How to determine if that ‘free audit’ solicitation email is legit
It can be tough to determine if a 'no obligation' audit email is legitimate. Thankfully, columnist Dianne Huff shows how you can identify scams -- and how to get basic website audit information for free.
One of my small business clients forwarded an email to me with the question, “Do I want this no-obligation audit?”
I stand behind the work I do, so I have no qualms if a client wants to use tools, or even reports, from other agencies to see how their websites stack up to the competition.
But in this case, as soon as I saw the email my response was, “AAAEEE! No, don’t do it!” Why? Because it was one of those spam/scam-type emails.

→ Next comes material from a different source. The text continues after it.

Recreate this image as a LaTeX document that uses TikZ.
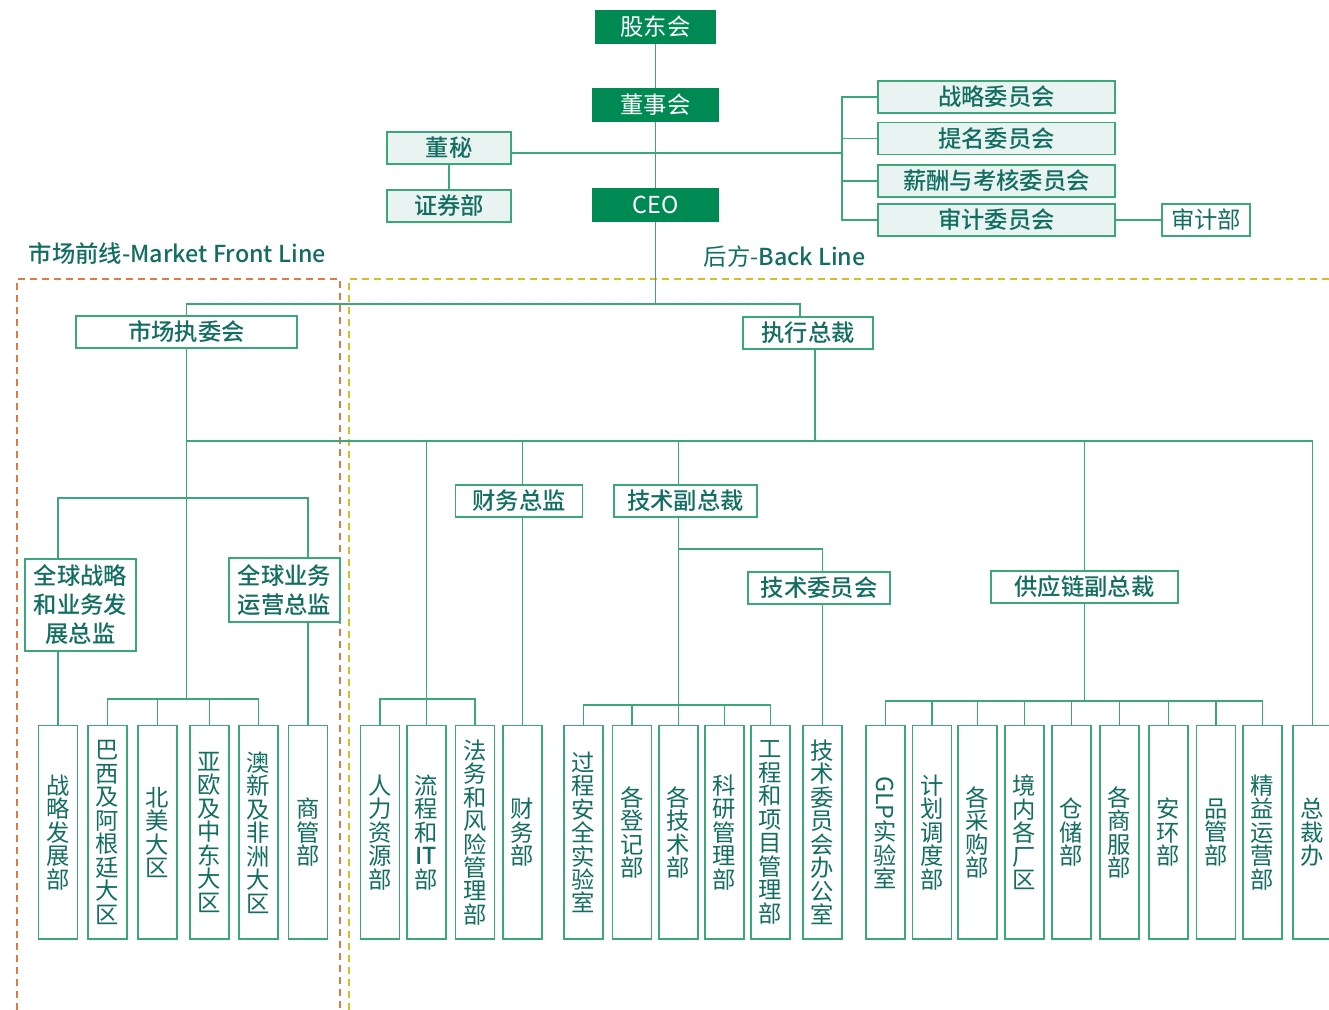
\documentclass[tikz,border=0pt]{standalone}
\usepackage{fontspec}
\setmainfont{Noto Sans CJK SC}[BoldFont={Noto Sans CJK SC Medium}]
\usepackage{graphicx}
\definecolor{bord}{RGB}{58,168,120}
\definecolor{gfill}{RGB}{0,138,83}
\definecolor{lfill}{RGB}{233,243,241}
\definecolor{txt}{RGB}{18,110,96}
\definecolor{mktc}{RGB}{224,122,69}
\definecolor{bkc}{RGB}{214,190,40}
\newcommand{\orgfont}{\fontsize{17.5}{17.6}\selectfont}
\newcommand{\twofont}{\fontsize{17.5}{21.75}\selectfont}
\begin{document}
\begin{tikzpicture}[x=0.75pt,y=-0.75pt,line width=1.1pt,color=bord,
  hdbox/.style={fill=gfill,draw=gfill,text=white,inner sep=0pt,minimum height=24pt,font=\orgfont},
  cmbox/.style={draw=bord,fill=lfill,text=txt,inner sep=0pt,minimum height=24pt,font=\orgfont\bfseries},
  bxbox/.style={draw=bord,fill=white,text=txt,inner sep=0pt,minimum height=24pt,font=\orgfont\bfseries},
  depbox/.style={draw=bord,fill=white,text=txt,inner sep=0pt,minimum width=29.25pt,minimum height=160pt,anchor=north,align=center,font=\orgfont},
  zone/.style={line width=0.9pt,dash pattern=on 5pt off 4pt}]
\useasboundingbox (0,0) rectangle (1329,1010);
\draw[zone,mktc] (17,1010) -- (17,279) -- (340,279) -- (340,1010);
\draw[zone,bkc] (349,1010) -- (349,279) -- (1329,279);
\node[hdbox,minimum width=90pt] (gdh) at (655.5,27) {股东会};
\node[hdbox,minimum width=93.75pt] (dsh) at (655.5,105) {董事会};
\node[hdbox,minimum width=93.75pt] (ceo) at (655.5,205) {CEO};
\node[cmbox,minimum width=93pt] (dm) at (449,148) {董秘};
\node[cmbox,minimum width=93pt] (zqb) at (449,206) {证券部};
\node[cmbox,minimum width=177.75pt] (zlwy) at (996.5,97) {战略委员会};
\node[cmbox,minimum width=177.75pt] (tmwy) at (996.5,138.5) {提名委员会};
\node[cmbox,minimum width=177.75pt] (xcwy) at (996.5,181) {薪酬与考核委员会};
\node[cmbox,minimum width=177.75pt] (sjwy) at (996.5,220) {审计委员会};
\node[bxbox,font=\orgfont,minimum width=66pt] (sjb) at (1206,220) {审计部};
\node[text=txt,font=\orgfont\bfseries,anchor=west,inner sep=0pt] (mktl) at (28,254) {市场前线-Market Front Line};
\node[text=txt,font=\orgfont,anchor=west,inner sep=0pt] (bkl) at (703,257) {后方-\textbf{Back Line}};
\node[bxbox,minimum width=165.75pt] (sczwh) at (186.5,332) {市场执委会};
\node[bxbox,minimum width=97.5pt] (zxzc) at (808,333) {执行总裁};
\node[bxbox,minimum width=83.25pt,minimum height=69pt,align=center,font=\twofont\bfseries] (zlzj) at (80.5,605) {全球战略\\和业务发\\展总监};
\node[bxbox,minimum width=83.25pt,minimum height=48pt,align=center,font=\twofont\bfseries] (yyzj) at (284.5,590) {全球业务\\运营总监};
\node[bxbox,minimum width=95.25pt] (cwzj) at (519,501) {财务总监};
\node[bxbox,minimum width=107.25pt] (jsfz) at (685.5,501) {技术副总裁};
\node[bxbox,minimum width=106.5pt] (jswy) at (819,588) {技术委员会};
\node[bxbox,minimum width=140.25pt] (gylfz) at (1084.5,587) {供应链副总裁};
\node[depbox] (zlfzb) at (58,725) {战\\略\\发\\展\\部};
\node[depbox] (bxagt) at (107.5,725) {巴\\西\\及\\阿\\根\\廷\\大\\区};
\node[depbox] (bmdq) at (157.5,725) {北\\美\\大\\区};
\node[depbox] (ozzd) at (209.5,725) {亚\\欧\\及\\中\\东\\大\\区};
\node[depbox] (afdq) at (258.5,725) {澳\\新\\及\\非\\洲\\大\\区};
\node[depbox] (sgb) at (308,725) {商\\管\\部};
\node[depbox] (rlzy) at (380,725) {人\\力\\资\\源\\部};
\node[depbox] (lcit) at (426.5,725) {流\\程\\和\\\textbf{IT}\\部};
\node[depbox] (fwfx) at (475,725) {法\\务\\和\\风\\险\\管\\理\\部};
\node[depbox] (cwb) at (522.5,725) {财\\务\\部};
\node[depbox] (gcaq) at (583.5,725) {过\\程\\安\\全\\实\\验\\室};
\node[depbox] (gdj) at (632,725) {各\\登\\记\\部};
\node[depbox] (gjsb) at (678.5,725) {各\\技\\术\\部};
\node[depbox] (kygl) at (724.5,725) {科\\研\\管\\理\\部};
\node[depbox] (gcxm) at (770.5,725) {工\\程\\和\\项\\目\\管\\理\\部};
\node[depbox] (jsbgs) at (822.5,725) {技\\术\\委\\员\\会\\办\\公\\室};
\node[depbox] (glp) at (885.5,725) {\rotatebox{-90}{GLP}\\实\\验\\室};
\node[depbox] (jhdd) at (932,725) {计\\划\\调\\度\\部};
\node[depbox] (gcg) at (977.5,725) {各\\采\\购\\部};
\node[depbox] (jngc) at (1024.5,725) {境\\内\\各\\厂\\区};
\node[depbox] (ccb) at (1071.5,725) {仓\\储\\部};
\node[depbox] (gsf) at (1119.5,725) {各\\商\\服\\部};
\node[depbox] (ahb) at (1168.5,725) {安\\环\\部};
\node[depbox] (pgb) at (1216,725) {品\\管\\部};
\node[depbox] (jyyy) at (1262.5,725) {精\\益\\运\\营\\部};
\node[depbox] (zcb) at (1312.5,725) {总\\裁\\办};
\draw (gdh) -- (dsh);
\draw (dsh) -- (ceo);
\draw (dm) -- (zqb);
\coordinate (br) at (842,153);
\draw (dm.east |- br) -- (br);
\foreach \n in {zlwy,tmwy,xcwy,sjwy} \draw (br) |- (\n.west);
\draw (sjwy) -- (sjb);
\coordinate (fk) at (655.5,304);
\draw (ceo) -- (fk);
\draw (fk) -| (sczwh);
\draw (fk) -| ([xshift=-6pt]zxzc.north);
\coordinate (bl) at (186.5,441);
\draw ([xshift=5.25pt]zxzc.south) -- ([xshift=5.25pt]zxzc.south |- bl);
\draw (bl) -| (zcb);
\coordinate (rj) at (186.5,699);
\draw (sczwh) -- (rj);
\coordinate (gj) at (186.5,498);
\draw (gj) -| (zlzj.north -| zlfzb);
\draw (gj) -| (yyzj.north -| sgb);
\draw (zlzj.south -| zlfzb) -- (zlfzb);
\draw (yyzj.south -| sgb) -- (sgb);
\draw (rj) -| (bxagt);
\draw (rj) -| (afdq);
\draw (bmdq) -- (bmdq.north |- rj);
\draw (ozzd) -- (ozzd.north |- rj);
\draw (bl -| lcit) -- (lcit);
\draw (rj -| lcit) -| (rlzy);
\draw (rj -| lcit) -| (fwfx);
\draw (bl -| cwb) -- (cwb |- cwzj.north);
\draw (cwb |- cwzj.south) -- (cwb);
\draw (bl -| gjsb) -- (gjsb |- jsfz.north);
\draw (gjsb |- jsfz.south) -- (gjsb);
\coordinate (tj) at (678.5,705);
\draw (tj) -| (gcaq);
\draw (tj) -| (gcxm);
\draw (gdj) -- (gdj.north |- tj);
\draw (kygl) -- (kygl.north |- tj);
\coordinate (tw) at (678.5,549);
\draw (tw) -| (jsbgs |- jswy.north);
\draw (jsbgs |- jswy.south) -- (jsbgs);
\draw (bl -| gylfz) -- (gylfz);
\coordinate (sj) at (1084.5,701);
\draw (gylfz) -- (sj);
\draw (sj) -| (glp);
\draw (sj) -| (jyyy);
\foreach \n in {jhdd,gcg,jngc,ccb,gsf,ahb,pgb} \draw (\n) -- (\n.north |- sj);
\end{tikzpicture}
\end{document}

I get these emails from clients on a regular basis, so I thought it would be good to break down how to quickly spot a scam email. In addition, I’ll show how you can easily locate the relevant audit report information for yourself using Search Console.
The scam: Free ‘no obligation’ audit
As you can see in Figure 1, the email appears to come from a real person: Alan Walker, Marketing Consultant; he’s letting my client know the company website is full of errors and that his large design team will fix all of them.
The email gives three easy clues for spotting the scam:
Clue #1: Gmail “from” address
This is a dead give away: Alan’s last name doesn’t match his Gmail address, which I’ve noted in Figure 1.
If Alan were indeed a “professional” marketing consultant, he would most likely have a domain name rather than a Gmail address.